Tuesday, November 13, 2007

Find Yourself In This Picture

In the summer, you're never alone. Birds sing, bees buzz, grasshoppers jump out of the field ahead of you as you walk. The sun is there when you wake up, and with you as you eat dinner on the porch.

Then there's fall. It's windy and the trees seem awfully alive. Raining leaves down on you as you walk under their branches, or dropping them all on the ground in a neat circle while you aren't looking, a discarded summer ball gown.

But winter comes before you know it's here. The clouds get all dramatic and the sky's no longer bright-- now each color you see is tinged with grey. And you're alone. The living things are hibernating underground or underwater, and the wind whips down the lanes moving nothing but the rattling bare tree branches. It's quiet in a way that's unimaginable in the other seasons, and the air is cold in your lungs.

When you walk out into a frozen field full of cows, you feel like the only living thing around even though the cows are there. They are saving up, and they stare quietly at you, willing you not to break the silence. Not wondering who you are. But you know. You are you on ice. You distilled into only you and you alone. Facing the wind and the bright cold sun that will soon set.

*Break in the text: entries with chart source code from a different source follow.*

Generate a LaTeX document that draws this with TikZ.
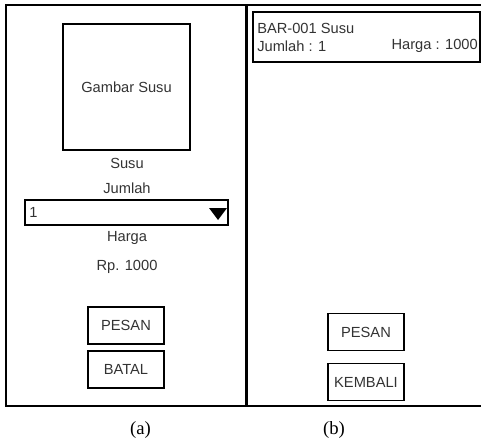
\documentclass[tikz,border=0pt]{standalone}
\usepackage{fontspec}
\setmainfont{Liberation Sans}
\newfontfamily\capfont{Liberation Serif}
\begin{document}
\begin{tikzpicture}[x=0.75pt,y=-0.75pt,
  ui/.style={draw=black, line width=0.9pt},
  lbl/.style={inner sep=0pt, text=black!80, font=\fontsize{11}{13}\selectfont},
  btn/.style={ui, minimum width=76*0.75pt, minimum height=37*0.75pt, inner sep=0pt, text=black!80, font=\fontsize{11}{13}\selectfont},
  subcap/.style={inner sep=0pt, font=\capfont\fontsize{14}{16}\selectfont}]
\useasboundingbox (0,0) rectangle (481,443);
% panels
\draw[ui] (6,5) rectangle (246,406);
\draw[ui] (486,5) -- (247,5) -- (247,406) -- (486,406);
% left panel
\node[ui, minimum width=127*0.75pt, minimum height=126*0.75pt, inner sep=0pt, text=black!80, font=\fontsize{11}{13}\selectfont] (img) at (126.5,87) {Gambar Susu};
\node[lbl] (nama) at (127,163) {Susu};
\node[lbl] (jumlah) at (127,188) {Jumlah};
\node[ui, minimum width=203*0.75pt, minimum height=25*0.75pt, inner sep=0pt] (drop) at (126.5,212.5) {};
\node[lbl, anchor=west] (dropval) at (29,212.5) {1};
\fill[black] (209,208) -- (227,208) -- (218,220) -- cycle;
\node[lbl] (harga) at (127,238) {Harga};
\node[lbl] (rp) at (127,267) {Rp. 1000};
\node[btn] (pesanA) at (126,325.5) {PESAN};
\node[btn] (batal) at (126,369.5) {BATAL};
\node[subcap] (capa) at (140.5,430) {(a)};
% right panel
\node[ui, minimum width=227*0.75pt, minimum height=50*0.75pt, inner sep=0pt] (info) at (366.5,37) {};
\node[lbl, anchor=west] (kode) at (257,28.5) {BAR-001 Susu};
\node[lbl, anchor=west] (jml) at (257,46) {Jumlah : 1};
\node[lbl, anchor=east] (hrg) at (478,46) {Harga : 1000};
\node[btn] (pesanB) at (366,332) {PESAN};
\node[btn] (kembali) at (366,382) {KEMBALI};
\node[subcap] (capb) at (334,430) {(b)};
\end{tikzpicture}
\end{document}
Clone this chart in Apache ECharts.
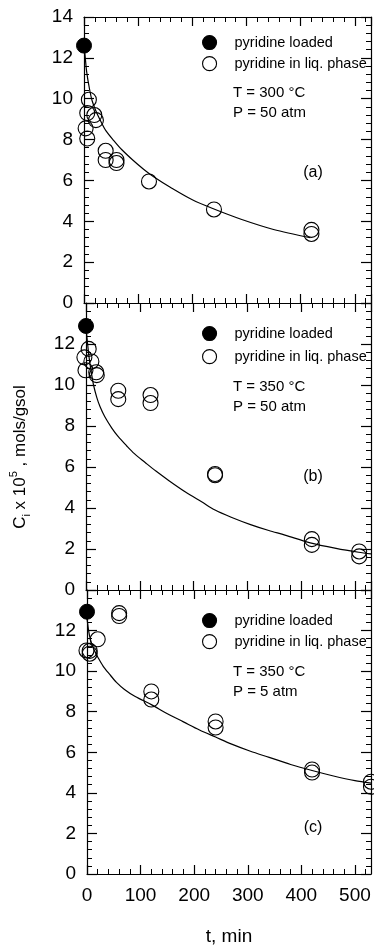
<!DOCTYPE html>
<html>
<head>
<meta charset="utf-8">
<script src="https://cdn.jsdelivr.net/npm/echarts@6/dist/echarts.min.js"></script>
<style>
  html, body { margin: 0; padding: 0; background: #fff; }
  #chart { width: 374px; height: 947px; }
</style>
</head>
<body>
<div id="chart"></div>
<script>
// (a) T = 300 °C, P = 50 atm
var loadedA_t = [0];
var loadedA_c = [12.6];
var liqA_t = [9, 6, 3, 6, 19, 22, 40, 40, 60, 60, 120, 240, 420, 420];
var liqA_c = [9.95, 9.3, 8.55, 8.05, 9.2, 8.95, 7.45, 7.0, 7.0, 6.85, 5.95, 4.58, 3.58, 3.38];
var fitA_t = [0, 2, 5, 10, 15, 22, 30, 40, 55, 70, 90, 110, 130, 160, 200, 240, 290, 350, 418];
var fitA_c = [12.6, 12.1, 11.3, 10.5, 9.9, 9.4, 8.95, 8.45, 7.95, 7.5, 7.0, 6.55, 6.15, 5.65, 5.05, 4.6, 4.1, 3.6, 3.2];

// (b) T = 350 °C, P = 50 atm
var loadedB_t = [0];
var loadedB_c = [12.88];
var liqB_t = [-3, -1, 5, 10, 19, 20, 60, 60, 120, 120, 240, 240, 420, 420, 508, 508];
var liqB_c = [11.35, 10.72, 11.76, 11.15, 10.62, 10.48, 9.72, 9.31, 9.51, 9.12, 5.66, 5.6, 2.48, 2.2, 1.88, 1.64];
var fitB_t = [0, 3, 6, 10, 14, 20, 26, 35, 48, 60, 75, 90, 110, 130, 155, 185, 215, 240, 270, 306, 340, 370, 417, 465, 507, 530];
var fitB_c = [12.8, 12.0, 11.3, 10.6, 10.0, 9.4, 8.95, 8.45, 7.9, 7.48, 7.05, 6.65, 6.22, 5.8, 5.32, 4.78, 4.3, 3.9, 3.55, 3.19, 2.9, 2.68, 2.3, 2.03, 1.84, 1.76];

// (c) T = 350 °C, P = 5 atm
var loadedC_t = [0];
var loadedC_c = [12.93];
var liqC_t = [-1, 5, 5, 20, 60, 60, 120, 120, 240, 240, 420, 420, 530, 530];
var liqC_c = [11.02, 11.0, 10.86, 11.57, 12.86, 12.72, 9.0, 8.6, 7.52, 7.22, 5.15, 5.0, 4.55, 4.3];
var fitC_t = [0, 3, 6, 10, 15, 20, 30, 42, 55, 70, 90, 120, 150, 180, 210, 240, 270, 305, 340, 380, 420, 460, 500, 530];
var fitC_c = [12.6, 12.0, 11.6, 11.25, 10.95, 10.7, 10.25, 9.85, 9.45, 9.1, 8.75, 8.35, 7.9, 7.5, 7.1, 6.75, 6.4, 6.05, 5.75, 5.4, 5.1, 4.83, 4.6, 4.48];

var xMajorTicks = [0, 100, 200, 300, 400, 500];

var FONT = '"Liberation Sans", Arial, sans-serif';
var LOADED = 'pyridine loaded';
var LIQ = 'pyridine in liq. phase';

function zip(xs, ys) {
  return xs.map(function (x, i) { return [x, ys[i]]; });
}

var panels = [
  { left: 84, top: 17, height: 286, loaded: zip(loadedA_t, loadedA_c), liq: zip(liqA_t, liqA_c), fit: zip(fitA_t, fitA_c),
    legendTop: 35, gap: 6, T: 'T = 300 °C', P: 'P = 50 atm', tY: 93, tag: '(a)', tagY: 173 },
  { left: 86, top: 303, height: 287, loaded: zip(loadedB_t, loadedB_c), liq: zip(liqB_t, liqB_c), fit: zip(fitB_t, fitB_c),
    legendTop: 326, gap: 8, T: 'T = 350 °C', P: 'P = 50 atm', tY: 387, tag: '(b)', tagY: 477 },
  { left: 87, top: 590, height: 286, loaded: zip(loadedC_t, loadedC_c), liq: zip(liqC_t, liqC_c), fit: zip(fitC_t, fitC_c),
    legendTop: 613, gap: 6, T: 'T = 350 °C', P: 'P = 5 atm', tY: 672, tag: '(c)', tagY: 828 }
];

var lineStyle = { color: '#000', width: 1.2 };

var grids = [], xAxes = [], yAxes = [], series = [], legends = [], graphics = [];

panels.forEach(function (p, i) {
  var last = i === panels.length - 1;
  grids.push({ left: p.left, right: 3, top: p.top, height: p.height });

  ['bottom', 'top'].forEach(function (pos) {
    // major ticks every 100
    xAxes.push({
      type: 'value', gridIndex: i, position: pos, min: 0, max: 530, interval: 100,
      axisLine: { show: true, onZero: false, lineStyle: lineStyle },
      axisTick: { show: true, inside: true, length: 9, lineStyle: lineStyle },
      splitLine: { show: false },
      axisLabel: {
        show: last && pos === 'bottom', margin: 12, showMaxLabel: false,
        color: '#000', fontSize: 19, fontFamily: FONT,
        formatter: function (v) { return xMajorTicks.indexOf(v) >= 0 ? String(v) : ''; }
      },
      name: last && pos === 'bottom' ? 't, min' : '',
      nameLocation: 'middle', nameGap: 53,
      nameTextStyle: { color: '#000', fontSize: 19, fontFamily: FONT }
    });
    // minor ticks every 20
    xAxes.push({
      type: 'value', gridIndex: i, position: pos, min: 0, max: 530, interval: 20,
      axisLine: { show: false, onZero: false },
      axisTick: { show: true, inside: true, length: 5, lineStyle: { color: '#000', width: 1 } },
      splitLine: { show: false },
      axisLabel: { show: false }
    });
  });

  ['left', 'right'].forEach(function (pos) {
    yAxes.push({
      type: 'value', gridIndex: i, position: pos, min: 0, max: 14, interval: 2,
      axisLine: { show: true, onZero: false, lineStyle: lineStyle },
      axisTick: { show: true, inside: true, length: 10, lineStyle: lineStyle },
      minorTick: { show: true, splitNumber: 5, length: 5, lineStyle: { color: '#000', width: 1 } },
      splitLine: { show: false },
      minorSplitLine: { show: false },
      axisLabel: {
        show: pos === 'left', margin: 11, color: '#000', fontSize: 19, fontFamily: FONT,
        formatter: function (v) { return (i > 0 && v === 14) ? '' : String(v); }
      }
    });
  });

  var xi = i * 4, yi = i * 2;
  series.push({
    name: 'fit', type: 'line', xAxisIndex: xi, yAxisIndex: yi, data: p.fit,
    showSymbol: false, smooth: 0.3, silent: true, clip: false,
    lineStyle: { color: '#000', width: 1.2 }, z: 1
  });
  series.push({
    name: LOADED, type: 'scatter', xAxisIndex: xi, yAxisIndex: yi, data: p.loaded,
    symbol: 'circle', symbolSize: 15, clip: false,
    itemStyle: { color: '#000', borderColor: '#000', borderWidth: 1, opacity: 1 }, z: 3
  });
  series.push({
    name: LIQ, type: 'scatter', xAxisIndex: xi, yAxisIndex: yi, data: p.liq,
    symbol: 'circle', symbolSize: 15, clip: false,
    itemStyle: { color: 'rgba(255,255,255,0)', borderColor: '#000', borderWidth: 1.1, opacity: 1 }, z: 3
  });

  legends.push({
    data: [LOADED, LIQ], orient: 'vertical', left: 202, top: p.legendTop, padding: 0,
    itemWidth: 40, itemHeight: 14, itemGap: p.gap, icon: 'circle', selectedMode: false,
    itemStyle: { borderWidth: 1.1 },
    textStyle: { color: '#000', fontSize: 14.5, lineHeight: 14, fontFamily: FONT }
  });

  graphics.push({ type: 'text', x: 233, y: p.tY, style: { text: p.T, fill: '#000', fontSize: 15, fontFamily: FONT, verticalAlign: 'middle' } });
  graphics.push({ type: 'text', x: 233, y: p.tY + 20, style: { text: p.P, fill: '#000', fontSize: 15, fontFamily: FONT, verticalAlign: 'middle' } });
  graphics.push({ type: 'text', x: 313, y: p.tagY, style: { text: p.tag, fill: '#000', fontSize: 16, fontFamily: FONT, align: 'center', verticalAlign: 'middle' } });
});

graphics.push({
  type: 'text', x: 20, y: 457, rotation: Math.PI / 2,
  style: {
    text: 'C{sub|i} x 10{sup|5} , mols/gsol',
    fill: '#000', fontSize: 17, fontFamily: FONT, lineHeight: 24,
    align: 'center', verticalAlign: 'middle',
    rich: {
      sub: { fontSize: 11, fontFamily: FONT, verticalAlign: 'bottom', lineHeight: 24 },
      sup: { fontSize: 11, fontFamily: FONT, verticalAlign: 'top', lineHeight: 24 }
    }
  }
});

var chart = echarts.init(document.getElementById('chart'), null, { renderer: 'canvas' });
chart.setOption({
  backgroundColor: '#fff',
  animation: false,
  grid: grids,
  xAxis: xAxes,
  yAxis: yAxes,
  legend: legends,
  series: series,
  graphic: graphics
});
</script>
</body>
</html>
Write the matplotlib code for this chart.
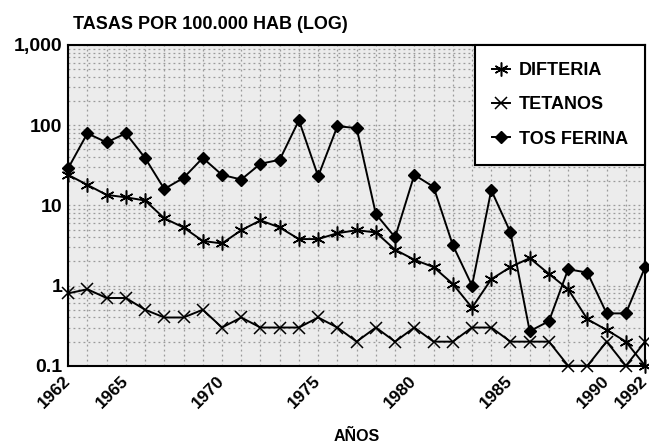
import matplotlib
matplotlib.use("Agg")
import matplotlib.pyplot as plt
import matplotlib.transforms as mtransforms
from matplotlib.ticker import FixedLocator, FixedFormatter, NullFormatter, LogLocator
import numpy as np

plt.rcParams["font.family"] = ["Liberation Sans", "DejaVu Sans"]
plt.rcParams["font.weight"] = "bold"

years = list(range(1962, 1993))

# tasas por 100.000 habitantes
difteria = [24, 18, 13.5, 12.6, 11.5, 6.9, 5.3, 3.6, 3.35, 4.9,
            6.5, 5.3, 3.8, 3.8, 4.5, 4.9, 4.6, 2.8, 2.1, 1.7,
            1.05, 0.53, 1.2, 1.7, 2.2, 1.4, 0.9, 0.38, 0.28, 0.2, 0.1]
tetanos = [0.8, 0.9, 0.7, 0.7, 0.5, 0.4, 0.4, 0.5, 0.3, 0.4,
           0.3, 0.3, 0.3, 0.4, 0.3, 0.2, 0.3, 0.2, 0.3, 0.2,
           0.2, 0.3, 0.3, 0.2, 0.2, 0.2, 0.1, 0.1, 0.2, 0.1, 0.2]
tos_ferina = [29, 79, 61, 79, 39, 16, 22, 39, 24, 21,
              33, 37, 115, 23, 97, 92, 7.8, 4.0, 24, 17,
              3.2, 1.0, 15.5, 4.6, 0.27, 0.36, 1.6, 1.45, 0.45, 0.45, 1.7]

xtick_years = [1962, 1965, 1970, 1975, 1980, 1985, 1990, 1992]
ytick_vals = [0.1, 1, 10, 100, 1000]
ytick_labels = ["0.1", "1", "10", "100", "1,000"]

fig = plt.figure(figsize=(6.49, 4.45), dpi=100, facecolor="white")
ax = fig.add_axes([0.105, 0.178, 0.889, 0.721])
ax.set_facecolor("#ececec")

ax.plot(years, difteria, color="black", lw=1.4, marker=(6, 2, 0), ms=10,
        mew=1.1, label="DIFTERIA", clip_on=False, zorder=3)
ax.plot(years, tetanos, color="black", lw=1.4, marker="x", ms=9,
        mew=1.1, label="TETANOS", clip_on=False, zorder=3)
ax.plot(years, tos_ferina, color="black", lw=1.4, marker="D", ms=6,
        label="TOS FERINA", clip_on=False, zorder=3)

ax.set_yscale("log")
ax.set_ylim(0.1, 1000)
ax.set_xlim(1962, 1992)

ax.yaxis.set_major_locator(FixedLocator(ytick_vals))
ax.yaxis.set_major_formatter(FixedFormatter(ytick_labels))
ax.yaxis.set_minor_locator(LogLocator(base=10, subs=np.arange(2, 10)))
ax.yaxis.set_minor_formatter(NullFormatter())
ax.set_xticks(xtick_years)
ax.set_xticks(years, minor=True)
ax.set_xticklabels([str(y) for y in xtick_years], rotation=45, ha="right",
                   va="center", rotation_mode="anchor", fontsize=12.5,
                   fontweight="bold")
shift = mtransforms.ScaledTranslation(-2 / 100, 0, fig.dpi_scale_trans)
for lab in ax.get_xticklabels():
    lab.set_transform(lab.get_transform() + shift)
for lab in ax.get_yticklabels():
    lab.set_fontsize(14)
    lab.set_fontweight("bold")
ax.tick_params(which="both", length=0)
ax.tick_params(axis="x", pad=9)
ax.tick_params(axis="y", pad=4)

ax.grid(which="both", axis="both", color="#9a9a9a", linestyle=(0, (1.5, 2.5)),
        linewidth=0.9)
ax.set_axisbelow(True)
for s in ax.spines.values():
    s.set_linewidth(1.5)

fig.text(0.112, 0.946, "TASAS POR 100.000 HAB (LOG)", fontsize=13,
         fontweight="bold", ha="left", va="center")
fig.text(0.549, 0.018, "AÑOS", fontsize=11.5, fontweight="bold",
         ha="center", va="center")

leg = ax.legend(loc="upper right", bbox_to_anchor=(1.0, 1.0), borderaxespad=0,
                fancybox=False, edgecolor="black", framealpha=1,
                prop={"weight": "bold", "size": 13}, handlelength=0.95,
                handletextpad=0.5, labelspacing=0.95, borderpad=0.96)
leg.get_frame().set_linewidth(1.5)

fig.savefig("out.png", dpi=100, facecolor="white")
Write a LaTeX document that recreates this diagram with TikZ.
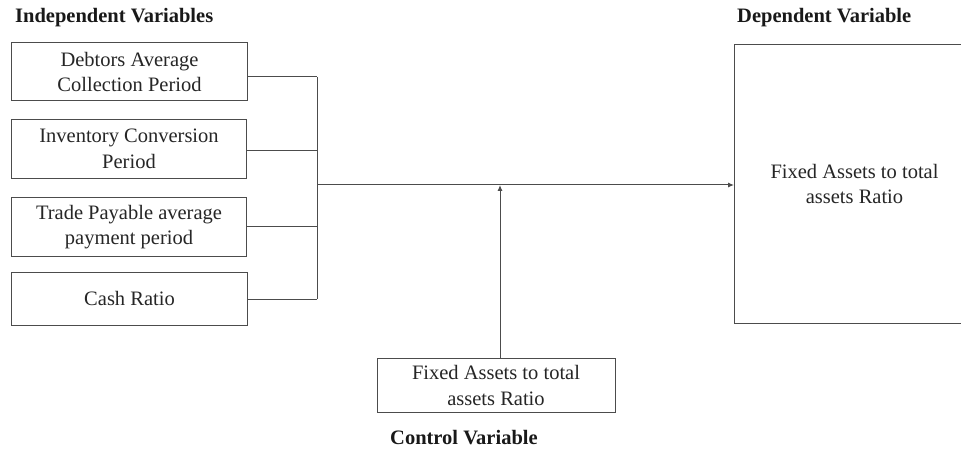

I took this photo last weekend. There's a bald eagle that usually sits in a dead tree just out of this frame to the left. When we got out of our cars to take his picture, he took wing and flew across the lake, slow and swoopy and showing off. This photo was an attempt to catch him in flight, but you can see that he's not there.

This seems like one of those pictures that rich people in New York City would blow up really big on one wall of the bathroom in their tiny million dollar apartment. I wish I could reproduce it larger in this space. But look into the eyes of that longhorn in the middle. The only longhorn left after the others were auctioned off. She must have hidden somewhere on market day, when everybody else was rounded up. But that was months ago. And she's still here-- waiting for winter. Bring it on. Look into her eyes. She knows. And somehow this picture lets me know, too, in a way that standing there didn't. The sky and her stare tell me that the lonely ice is just around the corner. She's cool and clear as ice, and I can be, too. I'm ready to find myself again in that cold quiet.

(P.S. I know that I'm talking about the seasons a lot lately, but you'll have to indulge me. It feels like we're at a tipping point here-- things are really changing.)